Tor maintainers say this is nothing to worry about

Dec 27, 2014 13:33 GMT  ·  By

Lizard Squad, the hackers that brought down the gaming networks of Xbox and PlayStation on Christmas day, have shifted focus towards Tor anonymity network, artificially inflating it with no less than 3,000 new relays.

These are systems responsible for routing the connection in the TOR network so that the IP address it originates from becomes anonymous. For increased security, all traffic in Tor is moved through at least three relays, also called nodes, before it is directed towards the intended destination of the user.

Lizard Squad runs a Sybil attack on Tor

On December 26, the hackers announced that they would concentrate their efforts on Tor, motivating that “only hackers, miscreants and pedophiles use Tor.”

The result of their action was an additional 3,015 nodes becoming available in Tor, giving rise to a so-called Sybil attack.

Although this type of people also try to hide their identity, there are plenty of individuals who do not communicate through Tor for nefarious purposes.
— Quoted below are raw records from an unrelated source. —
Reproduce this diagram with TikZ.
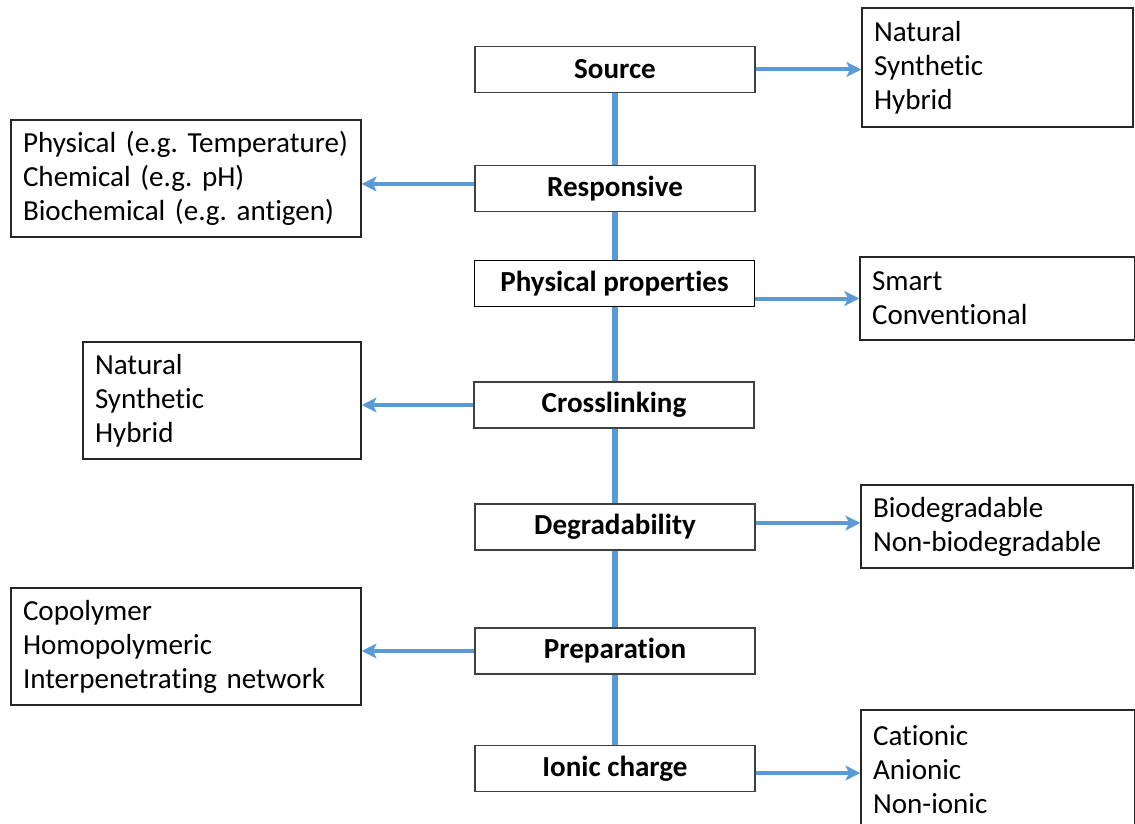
\documentclass[tikz,border=0pt]{standalone}
\usepackage{fontspec}
\setmainfont{Carlito}[Ligatures=NoCommon]
\usetikzlibrary{arrows.meta}
\definecolor{lineblue}{RGB}{91,155,213}
\definecolor{boxline}{RGB}{64,64,64}
\frenchspacing
\begin{document}
\begin{tikzpicture}[x=0.75pt,y=-0.75pt,
  mainbox/.style={draw=boxline,line width=1.1pt,fill=white,minimum width=210pt,minimum height=34.5pt,inner sep=0pt,font=\fontsize{21.8}{25}\selectfont\bfseries},
  sidebox/.style={draw=black!85,line width=1.1pt,fill=white,inner xsep=9pt,inner ysep=0pt,align=left,font=\fontsize{21.8}{25.5}\selectfont},
  trunk/.style={draw=lineblue,line width=3.8pt},
  branch/.style={draw=lineblue,line width=3pt,-{Stealth[length=11pt,width=11pt,inset=2.5pt]}}
]
\useasboundingbox (0,0) rectangle (1135,824);
\fill[white] (0,0) rectangle (1135,824);

% central column
\node[mainbox] (src)  at (615,69.5)  {Source};
\node[mainbox] (resp) at (615,188.5) {Responsive};
\node[mainbox,draw=black,line width=1.3pt] (phys) at (614.5,283.5) {Physical properties};
\node[mainbox] (cross) at (614,405)   {Crosslinking};
\node[mainbox] (deg)  at (615,527)   {Degradability};
\node[mainbox] (prep) at (615,651)   {Preparation};
\node[mainbox] (ion)  at (615,768.5) {Ionic charge};

% side boxes
\node[sidebox,text width=185.25pt,minimum height=89.25pt] (rsrc) at (997.5,67.5) {Natural\\Synthetic\\Hybrid};
\node[sidebox,text width=244.5pt,minimum height=87.75pt] (lresp) at (186,178.5) {Physical (e.g. Temperature)\\Chemical (e.g. pH)\\Biochemical (e.g. antigen)};
\node[sidebox,text width=188.25pt,minimum height=62.25pt] (rphys) at (997.5,298.5) {Smart\\Conventional};
\node[sidebox,text width=190.5pt,minimum height=87.75pt] (lcross) at (222,400.5) {Natural\\Synthetic\\Hybrid};
\node[sidebox,text width=186pt,minimum height=62.25pt] (rdeg) at (997,526.5) {Biodegradable\\Non-biodegradable};
\node[sidebox,text width=244.5pt,minimum height=87.75pt] (lprep) at (186,646.5) {Copolymer\\Homopolymeric\\Interpenetrating network};
\node[sidebox,text width=187.5pt,minimum height=90pt] (rion) at (998,770) {Cationic\\Anionic\\Non-ionic};

% trunk
\draw[trunk] (src.south) -- (resp.north);
\draw[trunk] (resp.south) -- (resp.south |- phys.north);
\draw[trunk] (resp.south |- phys.south) -- (resp.south |- cross.north);
\draw[trunk] (resp.south |- cross.south) -- (deg.north);
\draw[trunk] (deg.south) -- (prep.north);
\draw[trunk] (prep.south) -- (ion.north);

% branches
\draw[branch] (src.east) -- (src.east -| rsrc.west);
\draw[branch] ([yshift=3.4pt]resp.west) -- ([yshift=3.4pt]resp.west -| lresp.east);
\draw[branch] (phys.east |- rphys.west) -- (rphys.west);
\draw[branch] (cross.west) -- (cross.west -| lcross.east);
\draw[branch] ([yshift=3pt]deg.east) -- ([yshift=3pt]deg.east -| rdeg.west);
\draw[branch] (prep.west) -- (prep.west -| lprep.east);
\draw[branch] ([yshift=-3.4pt]ion.east) -- ([yshift=-3.4pt]ion.east -| rion.west);
\end{tikzpicture}
\end{document}
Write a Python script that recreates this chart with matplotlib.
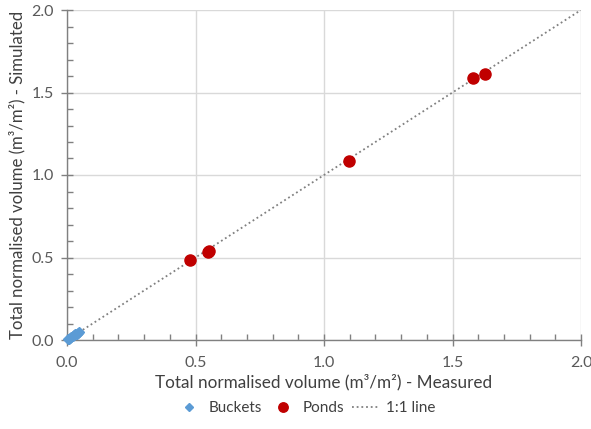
import matplotlib
matplotlib.use("Agg")
import matplotlib.pyplot as plt
from matplotlib.ticker import MultipleLocator, FormatStrFormatter

plt.rcParams['font.family'] = ['Lato', 'DejaVu Sans']

bucket_measured = [0.003, 0.008, 0.012, 0.017, 0.022, 0.027, 0.032, 0.037, 0.042, 0.046]
bucket_simulated = [0.004, 0.009, 0.013, 0.019, 0.024, 0.029, 0.034, 0.039, 0.044, 0.049]
pond_measured = [0.477, 0.547, 0.553, 1.097, 1.581, 1.626]
pond_simulated = [0.483, 0.531, 0.537, 1.087, 1.590, 1.614]
line_x = [0.0, 2.0]
line_y = [0.0, 2.0]

fig = plt.figure(figsize=(5.91, 4.29), dpi=100)
ax = fig.add_axes([67/591, 1-340/429, (581-67)/591, (340-10)/429])

ax.plot(bucket_measured, bucket_simulated, linestyle='none', marker='D', markersize=5,
        color='#5b9bd5', label='Buckets', zorder=3, clip_on=False)
ax.plot(pond_measured, pond_simulated, linestyle='none', marker='o', markersize=8,
        color='#c00000', label='Ponds', zorder=3)
ax.plot(line_x, line_y, linestyle=(0, (1, 1.6)), color='#808080', linewidth=1.3,
        label='1:1 line', zorder=2)

ax.set_xlim(0, 2.0)
ax.set_ylim(0, 2.0)
ax.xaxis.set_major_locator(MultipleLocator(0.5))
ax.yaxis.set_major_locator(MultipleLocator(0.5))
ax.xaxis.set_minor_locator(MultipleLocator(0.1))
ax.yaxis.set_minor_locator(MultipleLocator(0.1))
ax.xaxis.set_major_formatter(FormatStrFormatter('%.1f'))
ax.yaxis.set_major_formatter(FormatStrFormatter('%.1f'))

ax.grid(True, which='major', color='#d9d9d9', linewidth=1)
ax.set_axisbelow(True)
for s in ['top', 'right']:
    ax.spines[s].set_visible(False)
for s in ['left', 'bottom']:
    ax.spines[s].set_color('#808080')
    ax.spines[s].set_linewidth(1)
ax.tick_params(which='major', direction='inout', length=9, width=1, color='#808080',
               labelsize=11.5, labelcolor='#595959')
ax.tick_params(axis='x', which='major', pad=7)
ax.tick_params(axis='y', which='major', pad=5)
ax.tick_params(which='minor', direction='in', length=4, width=1, color='#808080')

ax.set_xlabel('Total normalised volume (m³/m²) - Measured', fontsize=12.3, color='#404040', labelpad=3)
ax.set_ylabel('Total normalised volume (m³/m²) - Simulated', fontsize=12.1, color='#404040', labelpad=4)

leg = fig.legend(loc='center', bbox_to_anchor=(305/591, 1-408/429), ncol=3, frameon=False,
                 fontsize=11, handlelength=1.8, columnspacing=0.5, handletextpad=0.4,
                 labelcolor='#404040', markerscale=0.85)

fig.savefig('out.png', dpi=100)
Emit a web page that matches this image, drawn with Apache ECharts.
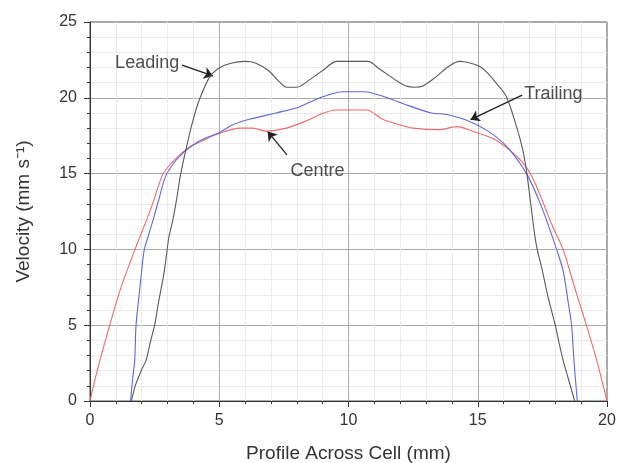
<!DOCTYPE html>
<html>
<head>
<meta charset="utf-8">
<script src="https://cdn.jsdelivr.net/npm/echarts@6/dist/echarts.min.js"></script>
<style>
  html, body { margin: 0; padding: 0; background: #fff; }
  #chart { width: 620px; height: 463px; }
</style>
</head>
<body>
<div id="chart"></div>
<script>
// profile position (mm) vs velocity (mm/s)
const leading = [
  [1.6, 0], [1.75, 1], [1.98, 2], [2.17, 2.7], [2.35, 4], [2.5, 5], [2.65, 6.5], [2.85, 8.3],
  [2.95, 9.5], [3.05, 10.8], [3.2, 11.9], [3.35, 13.3], [3.5, 14.9], [3.7, 16.5], [3.98, 18.5],
  [4.26, 20], [4.64, 21.4], [5.03, 22.0], [5.5, 22.3], [6.0, 22.4], [6.4, 22.3], [6.9, 21.8],
  [7.3, 21.1], [7.6, 20.7], [8.0, 20.7], [8.5, 21.2], [9.0, 21.8], [9.55, 22.4], [10.75, 22.4],
  [11.2, 21.9], [11.8, 21.2], [12.2, 20.8], [12.57, 20.7], [12.9, 20.8], [13.4, 21.4], [13.9, 22.1],
  [14.3, 22.4], [14.7, 22.3], [15.1, 22.05], [15.4, 21.6], [15.7, 21.0], [16.1, 20.1], [16.5, 18.1],
  [16.75, 16.5], [16.9, 15.0], [17.05, 13], [17.2, 11], [17.3, 10], [17.5, 8.6], [17.7, 7],
  [18.0, 5.0], [18.15, 3.8], [18.3, 2.7], [18.5, 1.5], [18.75, 0]
]
const trailing = [
  [1.57, 0], [1.65, 1.5], [1.73, 2.7], [1.78, 5], [1.9, 7], [2.0, 8.6], [2.1, 10], [2.24, 10.8],
  [2.45, 12], [2.63, 13.1], [2.92, 14.8], [3.2, 15.6], [3.5, 16.2], [3.95, 16.85], [4.4, 17.3],
  [5.0, 17.7], [5.5, 18.2], [6.2, 18.6], [7.2, 19.0], [8.1, 19.4], [8.9, 20.0], [9.8, 20.4],
  [10.6, 20.4], [11.5, 20.0], [12.3, 19.5], [13.2, 19.0], [13.8, 18.9], [14.6, 18.5], [15.4, 17.8],
  [16.0, 17.0], [16.5, 16.0], [16.95, 14.8], [17.4, 13.1], [17.75, 11.5], [18.05, 10], [18.3, 8.6],
  [18.5, 6.5], [18.63, 5], [18.72, 2.7], [18.85, 0]
]
const centre = [
  [0, 0], [0.25, 1.8], [0.76, 5], [1.2, 7.5], [1.74, 10], [2.2, 12], [2.44, 13.1], [2.8, 14.9],
  [3.1, 15.6], [3.45, 16.2], [3.9, 16.8], [4.4, 17.2], [4.9, 17.6], [5.8, 18.0], [6.3, 18.0],
  [6.8, 17.8], [7.6, 18.0], [8.4, 18.5], [8.9, 18.9], [9.5, 19.2], [10.7, 19.2], [11.3, 18.6],
  [12.0, 18.2], [12.5, 18.0], [13.5, 17.9], [14.2, 18.1], [14.8, 17.8], [15.6, 17.3], [16.2, 16.6],
  [16.7, 15.8], [17.1, 14.8], [17.55, 13.0], [17.9, 11.5], [18.3, 10], [18.8, 7.2], [19.2, 5],
  [19.6, 2.7], [20, 0]
]
// annotations: [text x, text y, label]
const labels = [[3.45, 22.3, 'Leading'], [16.8, 20.25, 'Trailing'], [8.8, 15.2, 'Centre']]
const labelAlign = ['right', 'left', 'center']
// arrows: from -> to
const arrows = [
  [[3.56, 22.16], [4.76, 21.44]],
  [[16.72, 20.18], [14.72, 18.56]],
  [[7.62, 16.23], [6.87, 17.78]]
]

const font = 'Liberation Sans, Arial, sans-serif'
const chart = echarts.init(document.getElementById('chart'))

const axisCommon = {
  type: 'value',
  interval: 5,
  axisLine: { show: true, lineStyle: { color: '#333', width: 1 } },
  axisTick: { show: true, inside: false, length: 6, lineStyle: { color: '#333' } },
  minorTick: { show: true, splitNumber: 5, length: 3, lineStyle: { color: '#333' } },
  splitLine: { show: true, lineStyle: { color: '#aaa', width: 1 } },
  minorSplitLine: { show: true, lineStyle: { color: '#ebebeb', width: 1 } },
  nameLocation: 'middle',
  nameTextStyle: { fontFamily: font, fontSize: 19, color: '#333' }
}

const option = {
  animation: false,
  grid: {
    left: 90, right: 13, top: 22, bottom: 62,
    containLabel: false,
    outerBoundsMode: 'none',
    show: true, borderColor: '#555', borderWidth: 1
  },
  xAxis: Object.assign({}, axisCommon, {
    min: 0, max: 20,
    name: 'Profile Across Cell (mm)',
    nameGap: 43,
    axisLabel: { fontFamily: font, fontSize: 16, color: '#333', margin: 12 }
  }),
  yAxis: Object.assign({}, axisCommon, {
    min: 0, max: 25,
    name: 'Velocity (mm s\u207B\u00B9)',
    nameGap: 57,
    axisLabel: { fontFamily: font, fontSize: 16, color: '#333', margin: 13 }
  }),
  series: [
    {
      name: 'Centre', type: 'line', data: centre, symbol: 'none', smooth: 0.3,
      lineStyle: { color: '#ef6a6a', width: 1.1 }
    },
    {
      name: 'Trailing', type: 'line', data: trailing, symbol: 'none', smooth: 0.3,
      lineStyle: { color: '#5c68dc', width: 1.1 }
    },
    {
      name: 'Leading', type: 'line', data: leading, symbol: 'none', smooth: 0.3,
      lineStyle: { color: '#5a5a5a', width: 1.1 }
    },
    {
      type: 'lines', coordinateSystem: 'cartesian2d',
      symbol: ['none', 'arrow'], symbolSize: 9,
      lineStyle: { color: '#222', width: 1.3, opacity: 1 },
      data: arrows.map(c => ({ coords: c }))
    },
    {
      type: 'scatter', symbolSize: 0,
      data: labels.map((l, i) => ({ value: l, label: { align: labelAlign[i] } })),
      label: {
        show: true,
        formatter: p => p.value[2],
        fontFamily: font, fontSize: 18, color: '#222',
        position: 'inside'
      }
    }
  ]
}
chart.setOption(option)
</script>
</body>
</html>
Journalists and basically anyone trying to escape censorship in their country also use the network.

Tor is an infrastructure that relies on a large number of volunteers that provide machines to carry out the traffic from one node to another inside the network, with certain systems acting as exit points, which pass the data to the destination, without knowing where it comes from.

All data passing from one node to another is encrypted, but if an entity has control over a sufficient number of nodes (at least half), it could be able to determine the original IP address of a request, thus compromising the anonymity of the user.

A Sybil attack means diluting the reputation of a service by controlling a large portion of the network, and thus ensuring that most of the connections pass through the compromised part of the structure.

The bad nodes are no longer part of the network

It goes without saying that the maintainers of Tor have not been sitting idle and deployed defensive actions to ensure that the real identity of the users relying on the network to keep it safe is not exposed.

In a statement on Friday, Tor Project said that the initiative of the hackers was not uncommon and that they “have signed up many new relays in hopes of becoming a large fraction of the network.”

However, despite their efforts, “their relays currently make up less than 1% of the Tor network by capacity,” the statement says.

The maintainers are aware of the machines that have been newly added to the network, and pinpointed the bad ones, which are called LizardNSA. At the moment, it seems that all of them have been eliminated, as per multiple Tor status pages.

By the looks of it, the IP addresses of the Lizard Squad relays are from the Google Cloud service, meaning they are virtual machines rented to run Tor connections.

In the statement from Tor it is said that no impact on anonymity or performance is expected based on what has been seen thus far, mainly because newly added relays are not given too much weight.